Instructions for the task: Output the lines exactly, from the one where "Write a Python" appears through the one where "5.22, 5.30, 5.28, 5.30]" appears. Images are left out.

Data entries:
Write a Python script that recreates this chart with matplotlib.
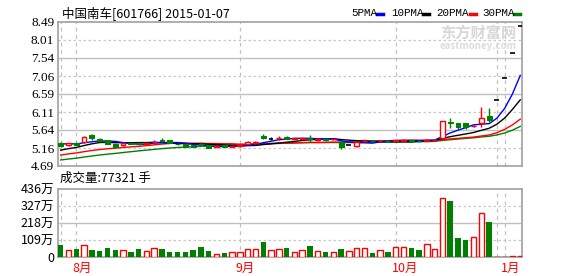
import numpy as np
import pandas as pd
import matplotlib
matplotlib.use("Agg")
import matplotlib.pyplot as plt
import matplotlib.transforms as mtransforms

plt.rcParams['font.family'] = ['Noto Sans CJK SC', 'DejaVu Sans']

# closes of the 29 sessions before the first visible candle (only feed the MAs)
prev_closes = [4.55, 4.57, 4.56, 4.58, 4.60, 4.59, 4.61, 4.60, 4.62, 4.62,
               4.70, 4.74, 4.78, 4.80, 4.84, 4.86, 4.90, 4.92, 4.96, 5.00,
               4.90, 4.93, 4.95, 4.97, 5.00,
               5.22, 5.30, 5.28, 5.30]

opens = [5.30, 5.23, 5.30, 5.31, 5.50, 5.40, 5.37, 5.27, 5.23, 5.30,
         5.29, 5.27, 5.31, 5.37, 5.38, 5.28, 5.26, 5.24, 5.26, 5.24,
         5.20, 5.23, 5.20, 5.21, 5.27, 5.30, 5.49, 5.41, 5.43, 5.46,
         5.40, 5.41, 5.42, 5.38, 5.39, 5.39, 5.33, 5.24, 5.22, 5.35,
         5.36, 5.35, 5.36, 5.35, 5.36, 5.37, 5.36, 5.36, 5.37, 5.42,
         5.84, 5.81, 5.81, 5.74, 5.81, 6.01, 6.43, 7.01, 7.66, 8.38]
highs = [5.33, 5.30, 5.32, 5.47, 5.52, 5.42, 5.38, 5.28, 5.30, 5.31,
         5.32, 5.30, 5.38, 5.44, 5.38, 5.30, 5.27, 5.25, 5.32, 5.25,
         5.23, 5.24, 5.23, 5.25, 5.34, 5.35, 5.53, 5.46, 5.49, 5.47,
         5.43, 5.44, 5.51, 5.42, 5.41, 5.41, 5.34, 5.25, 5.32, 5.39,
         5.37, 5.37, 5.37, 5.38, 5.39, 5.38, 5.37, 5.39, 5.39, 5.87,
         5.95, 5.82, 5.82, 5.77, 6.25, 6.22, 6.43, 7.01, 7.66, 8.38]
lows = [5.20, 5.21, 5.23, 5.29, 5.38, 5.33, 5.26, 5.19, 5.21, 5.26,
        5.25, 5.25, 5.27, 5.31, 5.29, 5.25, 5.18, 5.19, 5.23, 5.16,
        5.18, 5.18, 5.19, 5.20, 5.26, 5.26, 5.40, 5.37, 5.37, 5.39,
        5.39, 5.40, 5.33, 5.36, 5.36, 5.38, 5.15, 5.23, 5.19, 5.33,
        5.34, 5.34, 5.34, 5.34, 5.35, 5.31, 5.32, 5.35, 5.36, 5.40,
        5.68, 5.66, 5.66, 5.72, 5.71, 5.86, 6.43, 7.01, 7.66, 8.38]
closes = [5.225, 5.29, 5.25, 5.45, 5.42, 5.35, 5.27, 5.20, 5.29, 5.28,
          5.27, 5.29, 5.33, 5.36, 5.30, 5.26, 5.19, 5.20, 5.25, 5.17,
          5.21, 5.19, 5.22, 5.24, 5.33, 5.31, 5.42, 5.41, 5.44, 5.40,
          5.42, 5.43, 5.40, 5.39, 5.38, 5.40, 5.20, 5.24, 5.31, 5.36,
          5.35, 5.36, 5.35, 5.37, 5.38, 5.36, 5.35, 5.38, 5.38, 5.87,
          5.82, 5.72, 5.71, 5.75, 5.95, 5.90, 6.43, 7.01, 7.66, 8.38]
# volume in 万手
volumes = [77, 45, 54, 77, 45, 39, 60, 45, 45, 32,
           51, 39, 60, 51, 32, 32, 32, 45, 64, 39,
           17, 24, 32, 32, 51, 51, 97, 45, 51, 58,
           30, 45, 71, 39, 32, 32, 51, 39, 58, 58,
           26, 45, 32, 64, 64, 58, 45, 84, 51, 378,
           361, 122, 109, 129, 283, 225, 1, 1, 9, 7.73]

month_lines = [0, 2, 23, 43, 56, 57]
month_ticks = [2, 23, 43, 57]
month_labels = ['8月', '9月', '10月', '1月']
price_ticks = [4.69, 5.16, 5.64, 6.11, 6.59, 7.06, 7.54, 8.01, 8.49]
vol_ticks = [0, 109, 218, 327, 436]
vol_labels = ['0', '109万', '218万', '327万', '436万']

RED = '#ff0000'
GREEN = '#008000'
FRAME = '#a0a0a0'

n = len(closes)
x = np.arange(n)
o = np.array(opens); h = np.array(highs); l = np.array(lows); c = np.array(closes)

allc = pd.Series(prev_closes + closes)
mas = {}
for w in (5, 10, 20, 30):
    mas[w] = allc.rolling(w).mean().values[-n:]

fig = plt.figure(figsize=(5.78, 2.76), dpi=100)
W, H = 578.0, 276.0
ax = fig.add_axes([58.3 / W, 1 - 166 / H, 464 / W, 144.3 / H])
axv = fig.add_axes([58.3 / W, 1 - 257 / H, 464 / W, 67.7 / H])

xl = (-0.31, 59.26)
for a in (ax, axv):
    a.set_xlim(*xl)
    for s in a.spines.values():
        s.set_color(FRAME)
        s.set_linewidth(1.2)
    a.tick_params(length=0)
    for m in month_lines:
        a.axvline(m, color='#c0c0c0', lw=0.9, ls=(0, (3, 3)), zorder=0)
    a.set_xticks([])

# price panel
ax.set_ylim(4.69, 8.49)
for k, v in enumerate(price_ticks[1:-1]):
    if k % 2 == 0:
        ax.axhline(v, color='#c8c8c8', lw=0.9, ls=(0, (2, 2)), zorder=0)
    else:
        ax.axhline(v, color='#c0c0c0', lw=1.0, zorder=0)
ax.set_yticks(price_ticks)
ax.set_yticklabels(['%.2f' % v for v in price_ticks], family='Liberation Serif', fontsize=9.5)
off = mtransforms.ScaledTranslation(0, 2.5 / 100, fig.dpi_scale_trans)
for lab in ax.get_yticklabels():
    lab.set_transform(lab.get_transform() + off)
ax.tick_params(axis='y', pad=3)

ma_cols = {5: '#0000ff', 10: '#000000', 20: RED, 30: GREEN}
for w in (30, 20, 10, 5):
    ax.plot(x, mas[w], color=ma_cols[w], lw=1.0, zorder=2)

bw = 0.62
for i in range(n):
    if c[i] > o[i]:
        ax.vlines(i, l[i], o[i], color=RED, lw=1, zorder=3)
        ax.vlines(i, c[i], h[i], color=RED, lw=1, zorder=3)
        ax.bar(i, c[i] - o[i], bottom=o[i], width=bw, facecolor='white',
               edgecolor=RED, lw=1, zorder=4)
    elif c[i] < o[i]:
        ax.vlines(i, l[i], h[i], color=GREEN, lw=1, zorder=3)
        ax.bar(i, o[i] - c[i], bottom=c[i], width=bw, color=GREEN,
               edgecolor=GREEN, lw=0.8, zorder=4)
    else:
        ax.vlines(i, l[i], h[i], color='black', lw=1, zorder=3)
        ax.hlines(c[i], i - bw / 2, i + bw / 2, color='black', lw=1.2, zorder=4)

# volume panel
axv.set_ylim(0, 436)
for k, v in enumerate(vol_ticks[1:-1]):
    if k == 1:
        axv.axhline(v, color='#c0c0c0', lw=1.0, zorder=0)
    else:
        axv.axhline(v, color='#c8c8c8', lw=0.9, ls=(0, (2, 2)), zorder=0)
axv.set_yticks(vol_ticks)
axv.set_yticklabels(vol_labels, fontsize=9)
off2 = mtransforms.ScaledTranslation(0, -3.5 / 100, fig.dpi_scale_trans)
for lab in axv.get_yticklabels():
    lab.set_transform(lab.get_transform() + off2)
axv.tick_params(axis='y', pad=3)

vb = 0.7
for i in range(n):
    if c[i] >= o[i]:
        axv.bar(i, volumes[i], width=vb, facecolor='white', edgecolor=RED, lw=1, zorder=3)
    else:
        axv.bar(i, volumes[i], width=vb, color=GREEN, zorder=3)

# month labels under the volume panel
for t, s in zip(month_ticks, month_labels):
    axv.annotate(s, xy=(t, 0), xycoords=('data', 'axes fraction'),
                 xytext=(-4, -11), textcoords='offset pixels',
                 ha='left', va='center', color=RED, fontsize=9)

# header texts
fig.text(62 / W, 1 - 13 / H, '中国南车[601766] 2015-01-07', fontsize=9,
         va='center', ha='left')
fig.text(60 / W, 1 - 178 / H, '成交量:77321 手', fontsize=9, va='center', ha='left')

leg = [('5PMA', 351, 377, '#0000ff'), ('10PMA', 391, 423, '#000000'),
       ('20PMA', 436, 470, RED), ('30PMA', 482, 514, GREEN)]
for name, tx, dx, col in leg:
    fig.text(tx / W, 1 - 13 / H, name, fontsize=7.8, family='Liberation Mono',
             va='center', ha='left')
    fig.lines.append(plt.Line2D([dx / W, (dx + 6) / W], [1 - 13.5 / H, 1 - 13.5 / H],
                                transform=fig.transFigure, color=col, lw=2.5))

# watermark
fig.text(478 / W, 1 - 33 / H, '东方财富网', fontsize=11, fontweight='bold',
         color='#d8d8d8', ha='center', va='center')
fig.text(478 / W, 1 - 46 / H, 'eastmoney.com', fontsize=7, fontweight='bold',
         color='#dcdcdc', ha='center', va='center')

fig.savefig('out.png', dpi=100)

* * *

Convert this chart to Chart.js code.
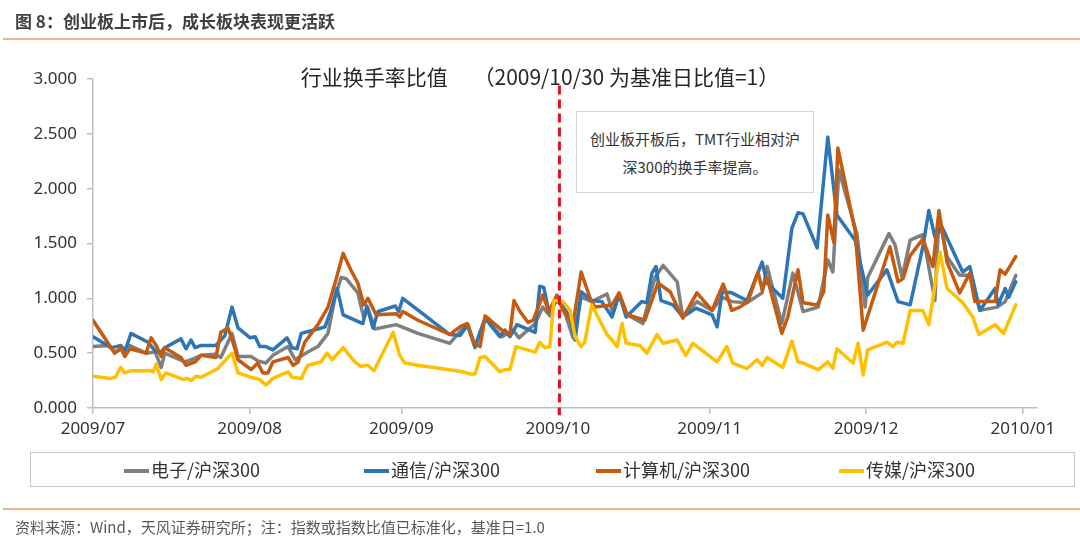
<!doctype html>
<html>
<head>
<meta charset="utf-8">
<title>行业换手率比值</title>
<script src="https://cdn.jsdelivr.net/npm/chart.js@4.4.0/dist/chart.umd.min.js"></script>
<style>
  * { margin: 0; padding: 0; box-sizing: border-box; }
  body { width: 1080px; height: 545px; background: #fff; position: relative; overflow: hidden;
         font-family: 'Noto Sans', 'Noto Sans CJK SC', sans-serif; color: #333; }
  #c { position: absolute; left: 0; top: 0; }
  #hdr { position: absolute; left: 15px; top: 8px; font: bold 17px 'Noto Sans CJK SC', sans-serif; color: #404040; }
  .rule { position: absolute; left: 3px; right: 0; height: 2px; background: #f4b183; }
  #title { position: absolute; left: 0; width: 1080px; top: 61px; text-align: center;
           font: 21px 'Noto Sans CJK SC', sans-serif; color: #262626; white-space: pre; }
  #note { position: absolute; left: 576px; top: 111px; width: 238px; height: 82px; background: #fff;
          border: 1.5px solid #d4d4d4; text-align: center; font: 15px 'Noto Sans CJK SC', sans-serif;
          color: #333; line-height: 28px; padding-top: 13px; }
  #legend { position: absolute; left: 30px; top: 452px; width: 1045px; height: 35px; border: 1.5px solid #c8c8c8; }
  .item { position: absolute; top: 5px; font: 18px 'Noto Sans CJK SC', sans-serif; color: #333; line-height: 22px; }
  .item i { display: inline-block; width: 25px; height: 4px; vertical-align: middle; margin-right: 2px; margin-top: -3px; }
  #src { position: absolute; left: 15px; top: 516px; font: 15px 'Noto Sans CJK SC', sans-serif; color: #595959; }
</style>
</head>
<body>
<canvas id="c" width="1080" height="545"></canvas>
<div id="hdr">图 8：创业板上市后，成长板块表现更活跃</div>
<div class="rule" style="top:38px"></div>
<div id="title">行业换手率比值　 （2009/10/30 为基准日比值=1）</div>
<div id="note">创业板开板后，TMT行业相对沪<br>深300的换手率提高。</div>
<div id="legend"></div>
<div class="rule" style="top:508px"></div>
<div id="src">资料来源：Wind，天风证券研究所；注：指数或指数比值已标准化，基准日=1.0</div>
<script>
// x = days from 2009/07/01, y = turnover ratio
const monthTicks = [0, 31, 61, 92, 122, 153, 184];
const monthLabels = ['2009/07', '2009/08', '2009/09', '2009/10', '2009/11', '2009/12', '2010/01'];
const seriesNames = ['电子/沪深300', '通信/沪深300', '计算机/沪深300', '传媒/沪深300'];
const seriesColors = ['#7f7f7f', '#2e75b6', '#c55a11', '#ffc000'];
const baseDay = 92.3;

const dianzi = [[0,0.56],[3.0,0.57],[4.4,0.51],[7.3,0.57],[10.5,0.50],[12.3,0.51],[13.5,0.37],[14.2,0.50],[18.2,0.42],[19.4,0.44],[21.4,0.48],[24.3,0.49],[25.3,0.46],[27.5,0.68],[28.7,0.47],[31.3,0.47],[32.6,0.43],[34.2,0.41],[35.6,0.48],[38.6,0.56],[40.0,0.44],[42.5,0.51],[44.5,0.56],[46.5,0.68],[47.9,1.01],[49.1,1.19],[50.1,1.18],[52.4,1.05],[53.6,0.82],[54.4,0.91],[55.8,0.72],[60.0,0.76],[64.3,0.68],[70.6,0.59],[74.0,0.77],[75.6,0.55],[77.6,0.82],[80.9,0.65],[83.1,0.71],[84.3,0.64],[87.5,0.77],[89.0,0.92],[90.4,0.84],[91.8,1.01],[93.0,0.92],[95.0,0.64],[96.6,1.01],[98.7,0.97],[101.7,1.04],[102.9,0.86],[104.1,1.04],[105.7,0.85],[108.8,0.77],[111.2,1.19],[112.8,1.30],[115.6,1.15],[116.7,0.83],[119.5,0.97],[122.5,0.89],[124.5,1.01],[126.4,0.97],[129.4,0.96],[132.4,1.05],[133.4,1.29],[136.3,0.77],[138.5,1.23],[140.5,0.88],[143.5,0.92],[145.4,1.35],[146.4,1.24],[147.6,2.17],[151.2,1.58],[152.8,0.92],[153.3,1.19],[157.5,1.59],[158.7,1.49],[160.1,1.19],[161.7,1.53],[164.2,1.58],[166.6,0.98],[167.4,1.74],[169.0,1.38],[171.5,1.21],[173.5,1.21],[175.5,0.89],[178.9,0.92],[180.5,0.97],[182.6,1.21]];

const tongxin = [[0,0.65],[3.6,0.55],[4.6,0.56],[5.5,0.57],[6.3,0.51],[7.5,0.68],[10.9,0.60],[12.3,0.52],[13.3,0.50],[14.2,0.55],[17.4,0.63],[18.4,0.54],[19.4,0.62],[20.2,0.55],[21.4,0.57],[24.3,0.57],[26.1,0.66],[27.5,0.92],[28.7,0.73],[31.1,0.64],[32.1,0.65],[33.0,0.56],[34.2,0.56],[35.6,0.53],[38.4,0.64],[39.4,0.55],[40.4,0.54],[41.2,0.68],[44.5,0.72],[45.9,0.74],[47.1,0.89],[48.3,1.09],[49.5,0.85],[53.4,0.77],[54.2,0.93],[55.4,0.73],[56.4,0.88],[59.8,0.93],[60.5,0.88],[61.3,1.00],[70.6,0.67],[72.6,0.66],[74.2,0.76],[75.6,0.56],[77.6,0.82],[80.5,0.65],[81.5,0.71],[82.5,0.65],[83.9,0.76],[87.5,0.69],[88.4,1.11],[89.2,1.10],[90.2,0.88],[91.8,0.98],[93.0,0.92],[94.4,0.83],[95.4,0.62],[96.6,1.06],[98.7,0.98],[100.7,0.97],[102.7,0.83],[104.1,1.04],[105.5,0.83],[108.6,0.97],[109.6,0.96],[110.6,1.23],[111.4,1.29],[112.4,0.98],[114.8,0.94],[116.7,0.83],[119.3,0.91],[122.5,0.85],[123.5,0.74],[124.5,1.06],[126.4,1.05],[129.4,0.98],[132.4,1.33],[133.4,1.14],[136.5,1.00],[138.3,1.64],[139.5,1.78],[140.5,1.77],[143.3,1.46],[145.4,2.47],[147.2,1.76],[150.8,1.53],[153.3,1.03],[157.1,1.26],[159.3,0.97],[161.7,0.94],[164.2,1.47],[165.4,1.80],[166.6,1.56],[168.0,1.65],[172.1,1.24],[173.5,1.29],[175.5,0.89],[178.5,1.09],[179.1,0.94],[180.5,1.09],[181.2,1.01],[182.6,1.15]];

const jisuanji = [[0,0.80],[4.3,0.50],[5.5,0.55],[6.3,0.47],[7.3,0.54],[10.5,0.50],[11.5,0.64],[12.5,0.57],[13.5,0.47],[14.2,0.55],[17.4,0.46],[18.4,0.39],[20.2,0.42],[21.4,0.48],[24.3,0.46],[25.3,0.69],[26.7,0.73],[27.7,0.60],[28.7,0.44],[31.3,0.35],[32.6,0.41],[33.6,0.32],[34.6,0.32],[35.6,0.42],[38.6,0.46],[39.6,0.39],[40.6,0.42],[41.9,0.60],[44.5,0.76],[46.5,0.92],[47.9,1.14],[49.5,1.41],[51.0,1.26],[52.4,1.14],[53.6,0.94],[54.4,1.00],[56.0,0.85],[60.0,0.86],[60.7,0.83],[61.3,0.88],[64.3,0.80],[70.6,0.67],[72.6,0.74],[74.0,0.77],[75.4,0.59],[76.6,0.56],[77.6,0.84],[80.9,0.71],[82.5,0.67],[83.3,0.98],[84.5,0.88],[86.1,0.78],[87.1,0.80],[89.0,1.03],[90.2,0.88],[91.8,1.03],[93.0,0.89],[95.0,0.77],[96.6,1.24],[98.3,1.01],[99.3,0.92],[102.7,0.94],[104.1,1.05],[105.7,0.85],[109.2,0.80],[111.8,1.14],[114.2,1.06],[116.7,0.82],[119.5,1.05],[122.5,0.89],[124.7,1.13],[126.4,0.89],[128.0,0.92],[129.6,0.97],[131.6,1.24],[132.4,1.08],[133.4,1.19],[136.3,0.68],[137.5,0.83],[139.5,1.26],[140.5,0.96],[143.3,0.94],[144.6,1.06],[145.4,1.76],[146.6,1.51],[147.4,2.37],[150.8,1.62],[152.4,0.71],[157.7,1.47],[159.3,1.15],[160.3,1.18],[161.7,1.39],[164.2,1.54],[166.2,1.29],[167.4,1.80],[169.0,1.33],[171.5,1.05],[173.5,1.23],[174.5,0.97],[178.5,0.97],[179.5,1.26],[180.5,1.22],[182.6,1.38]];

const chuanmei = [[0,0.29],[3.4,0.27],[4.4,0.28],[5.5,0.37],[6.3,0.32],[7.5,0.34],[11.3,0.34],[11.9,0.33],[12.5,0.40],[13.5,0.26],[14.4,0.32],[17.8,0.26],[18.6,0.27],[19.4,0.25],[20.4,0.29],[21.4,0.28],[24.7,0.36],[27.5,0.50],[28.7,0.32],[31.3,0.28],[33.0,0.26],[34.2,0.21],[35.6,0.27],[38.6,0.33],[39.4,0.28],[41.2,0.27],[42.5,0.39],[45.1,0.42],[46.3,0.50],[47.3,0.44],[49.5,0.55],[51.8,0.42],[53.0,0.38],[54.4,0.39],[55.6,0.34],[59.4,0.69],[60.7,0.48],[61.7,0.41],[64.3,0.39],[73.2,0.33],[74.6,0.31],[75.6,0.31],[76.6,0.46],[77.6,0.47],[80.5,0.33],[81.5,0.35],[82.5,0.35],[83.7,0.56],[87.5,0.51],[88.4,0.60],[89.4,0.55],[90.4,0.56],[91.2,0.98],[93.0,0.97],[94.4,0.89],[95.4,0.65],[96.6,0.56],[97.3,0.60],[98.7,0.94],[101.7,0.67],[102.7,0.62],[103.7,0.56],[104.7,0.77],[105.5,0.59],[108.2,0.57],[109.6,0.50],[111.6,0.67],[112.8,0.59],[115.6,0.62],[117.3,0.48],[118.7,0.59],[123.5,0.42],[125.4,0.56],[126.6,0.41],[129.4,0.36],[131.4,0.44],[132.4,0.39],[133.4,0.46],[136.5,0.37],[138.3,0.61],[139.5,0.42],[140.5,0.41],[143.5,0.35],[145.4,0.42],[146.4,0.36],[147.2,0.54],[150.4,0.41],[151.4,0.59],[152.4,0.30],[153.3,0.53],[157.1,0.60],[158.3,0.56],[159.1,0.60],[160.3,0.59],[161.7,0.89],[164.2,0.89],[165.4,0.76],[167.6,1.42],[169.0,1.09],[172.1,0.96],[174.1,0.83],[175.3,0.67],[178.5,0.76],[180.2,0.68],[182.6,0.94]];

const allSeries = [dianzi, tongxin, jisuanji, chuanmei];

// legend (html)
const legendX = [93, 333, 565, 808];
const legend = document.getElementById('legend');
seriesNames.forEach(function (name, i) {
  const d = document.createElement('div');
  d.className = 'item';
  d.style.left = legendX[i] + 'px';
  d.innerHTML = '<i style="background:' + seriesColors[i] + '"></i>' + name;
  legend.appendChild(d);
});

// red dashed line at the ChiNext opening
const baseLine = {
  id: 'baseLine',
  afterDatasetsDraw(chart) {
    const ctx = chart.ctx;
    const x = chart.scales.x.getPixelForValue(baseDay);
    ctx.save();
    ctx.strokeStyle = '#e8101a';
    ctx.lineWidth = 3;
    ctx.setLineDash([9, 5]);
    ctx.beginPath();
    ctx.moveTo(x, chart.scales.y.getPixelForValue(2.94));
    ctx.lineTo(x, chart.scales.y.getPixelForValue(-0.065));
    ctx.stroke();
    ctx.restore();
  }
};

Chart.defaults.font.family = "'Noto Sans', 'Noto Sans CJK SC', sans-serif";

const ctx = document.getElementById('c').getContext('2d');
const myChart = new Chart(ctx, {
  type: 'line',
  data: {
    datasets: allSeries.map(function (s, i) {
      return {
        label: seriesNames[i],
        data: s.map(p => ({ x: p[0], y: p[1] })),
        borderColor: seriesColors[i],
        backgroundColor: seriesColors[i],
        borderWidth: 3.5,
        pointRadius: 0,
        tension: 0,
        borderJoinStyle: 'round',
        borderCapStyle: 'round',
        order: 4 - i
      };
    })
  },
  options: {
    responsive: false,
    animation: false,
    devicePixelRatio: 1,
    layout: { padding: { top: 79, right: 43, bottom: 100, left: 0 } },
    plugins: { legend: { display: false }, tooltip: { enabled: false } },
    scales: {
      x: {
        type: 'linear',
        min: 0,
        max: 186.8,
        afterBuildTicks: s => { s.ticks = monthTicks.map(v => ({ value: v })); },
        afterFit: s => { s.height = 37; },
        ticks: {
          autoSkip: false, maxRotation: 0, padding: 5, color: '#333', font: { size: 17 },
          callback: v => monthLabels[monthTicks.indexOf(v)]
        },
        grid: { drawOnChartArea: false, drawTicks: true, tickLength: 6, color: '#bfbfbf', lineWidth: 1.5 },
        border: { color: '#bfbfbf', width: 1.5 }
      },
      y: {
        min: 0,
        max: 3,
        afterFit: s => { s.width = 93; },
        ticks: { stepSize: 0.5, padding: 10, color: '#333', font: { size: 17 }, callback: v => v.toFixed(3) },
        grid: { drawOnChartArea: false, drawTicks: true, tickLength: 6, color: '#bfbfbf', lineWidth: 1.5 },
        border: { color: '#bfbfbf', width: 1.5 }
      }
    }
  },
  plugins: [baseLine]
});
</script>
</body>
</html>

Solution to the problem:
Write a Python script that recreates this chart with matplotlib.
import numpy as np
import pandas as pd
import matplotlib
matplotlib.use("Agg")
import matplotlib.pyplot as plt
import matplotlib.transforms as mtransforms

plt.rcParams['font.family'] = ['Noto Sans CJK SC', 'DejaVu Sans']

# closes of the 29 sessions before the first visible candle (only feed the MAs)
prev_closes = [4.55, 4.57, 4.56, 4.58, 4.60, 4.59, 4.61, 4.60, 4.62, 4.62,
               4.70, 4.74, 4.78, 4.80, 4.84, 4.86, 4.90, 4.92, 4.96, 5.00,
               4.90, 4.93, 4.95, 4.97, 5.00,
               5.22, 5.30, 5.28, 5.30]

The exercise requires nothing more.